ST. PAUL, Minnesota — A judge has dismissed a lawsuit that claimed the state of Minnesota was wrongfully charged for more than 37,000 abortions for indigent women.
A conservative legal group, the Alliance Defending Freedom, claimed when it filed the lawsuit last November that the state Department of Human Services was paying for abortions for women on medical assistance that weren't medically necessary, without the legal authority to do so. The lawsuit alleged that the state was failing to adequately review whether those abortions were really performed for "therapeutic reasons," which state statutes and case law define as meaning medically necessary or if the pregnancy resulted from rape or incest.
But Ramsey County Chief District Judge Kathleen Gearin dismissed the lawsuit with prejudice last week, meaning it can't be filed again.

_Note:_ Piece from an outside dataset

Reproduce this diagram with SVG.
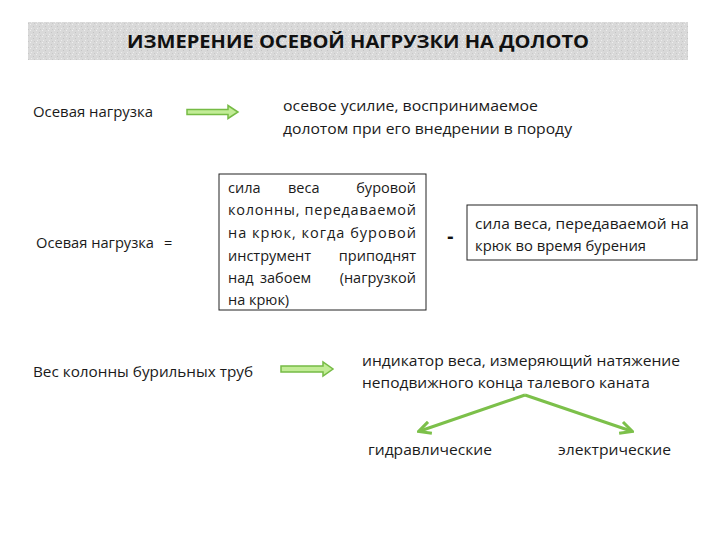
<svg xmlns="http://www.w3.org/2000/svg" width="720" height="540" viewBox="0 0 720 540">
<defs>
<pattern id="tex" width="6" height="6" patternUnits="userSpaceOnUse">
<rect width="6" height="6" fill="#d9d9d9"/>
<rect x="0" y="0" width="1" height="1" fill="#eeeeee"/>
<rect x="3" y="2" width="1" height="1" fill="#c4c4c4"/>
<rect x="1" y="4" width="1" height="1" fill="#ececec"/>
<rect x="4" y="5" width="1" height="1" fill="#c8c8c8"/>
</pattern>
<marker id="ah" viewBox="0 0 10 10" refX="8" refY="5" markerWidth="5" markerHeight="5" orient="auto">
<path d="M1,1 L9,5 L1,9" fill="none" stroke="#7cc04a" stroke-width="2"/>
</marker>
</defs>
<style>
.t{font-family:"Open Sans","Liberation Sans",sans-serif;font-size:14.5px;fill:#1a1a1a}
.box{fill:#ffffff;stroke:#222;stroke-width:1}
.barrow{fill:#c2ec96;stroke:#76bb45;stroke-width:1.5}
.conn{fill:none;stroke:#7cc04a;stroke-width:3}
</style>
<rect width="720" height="540" fill="#ffffff"/>
<g id="title">
<rect x="28" y="22" width="660" height="38" fill="url(#tex)"/>
<text x="358" y="48" text-anchor="middle" style="font-family:'Open Sans','Liberation Sans',sans-serif;font-size:18.5px;font-weight:bold;fill:#111" textLength="462" lengthAdjust="spacingAndGlyphs">ИЗМЕРЕНИЕ ОСЕВОЙ НАГРУЗКИ НА ДОЛОТО</text>
</g>
<g id="n1">
<text class="t" x="33" y="117" textLength="120" lengthAdjust="spacingAndGlyphs">Осевая нагрузка</text>
</g>
<g id="n2">
<text class="t" x="283" y="111" textLength="255" lengthAdjust="spacingAndGlyphs">осевое усилие, воспринимаемое</text>
<text class="t" x="283" y="134" textLength="289" lengthAdjust="spacingAndGlyphs">долотом при его внедрении в породу</text>
</g>
<g id="n3">
<text class="t" x="36" y="248" textLength="118" lengthAdjust="spacingAndGlyphs">Осевая нагрузка</text>
<text class="t" x="164" y="248">=</text>
</g>
<g id="n4">
<rect class="box" x="219" y="174" width="207" height="136"/>
<text class="t" x="228" y="193">сила</text>
<text class="t" x="288" y="193">веса</text>
<text class="t" x="416" y="193" text-anchor="end">буровой</text>
<text class="t" x="228" y="215" textLength="188" lengthAdjust="spacing">колонны, передаваемой</text>
<text class="t" x="228" y="238" textLength="188" lengthAdjust="spacing">на крюк, когда буровой</text>
<text class="t" x="228" y="261">инструмент</text>
<text class="t" x="416" y="261" text-anchor="end">приподнят</text>
<text class="t" x="228" y="283">над</text>
<text class="t" x="260" y="283">забоем</text>
<text class="t" x="416" y="283" text-anchor="end">(нагрузкой</text>
<text class="t" x="228" y="305">на крюк)</text>
</g>
<g id="n5">
<text x="447" y="243" style="font-family:'Liberation Sans',sans-serif;font-size:20px;font-weight:bold;fill:#111">-</text>
</g>
<g id="n6">
<rect class="box" x="467" y="205" width="230" height="55"/>
<text class="t" x="475" y="229" textLength="214" lengthAdjust="spacingAndGlyphs">сила веса, передаваемой на</text>
<text class="t" x="475" y="251" textLength="171" lengthAdjust="spacingAndGlyphs">крюк во время бурения</text>
</g>
<g id="n7">
<text class="t" x="33" y="377" textLength="220" lengthAdjust="spacingAndGlyphs">Вес колонны бурильных труб</text>
</g>
<g id="n8">
<text class="t" x="362" y="366" textLength="318" lengthAdjust="spacingAndGlyphs">индикатор веса, измеряющий натяжение</text>
<text class="t" x="362" y="388" textLength="288" lengthAdjust="spacingAndGlyphs">неподвижного конца талевого каната</text>
</g>
<g id="n9">
<text class="t" x="368" y="455" textLength="124" lengthAdjust="spacingAndGlyphs">гидравлические</text>
</g>
<g id="n10">
<text class="t" x="558" y="455" textLength="113" lengthAdjust="spacingAndGlyphs">электрические</text>
</g>
<g id="connectors">
<path class="barrow" d="M187,109.5 H228 V105.5 L238,112 L228,118.5 V114.5 H187 Z"/>
<path class="barrow" d="M281,366 H323 V362 L333,369 L323,376 V372 H281 Z"/>
<path class="conn" d="M525,395 L420,431" marker-end="url(#ah)"/>
<path class="conn" d="M525,395 L631,431" marker-end="url(#ah)"/>
</g>
</svg>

In an order dated last Thursday, Gearin ruled that the department's decision to rely on a doctor's assurance that a patient is seeking an abortion for legitimate therapeutic reasons is "neither illegal nor unreasonable." Ruling otherwise requires the court to get "excessively entangled" in the department's operations and polices, she said.
"The procedure set up by DHS is the exercise of its discretion may not be perfect, but it does ensure that the woman's right to privacy in consulting with her doctor about a difficult decision is protected," she concluded.
The department issued a statement saying it was pleased with the judge's order.
But Jordan Lorence, senior counsel with the Alliance Defending Freedom, said his group was disappointed and "seriously contemplating an appeal."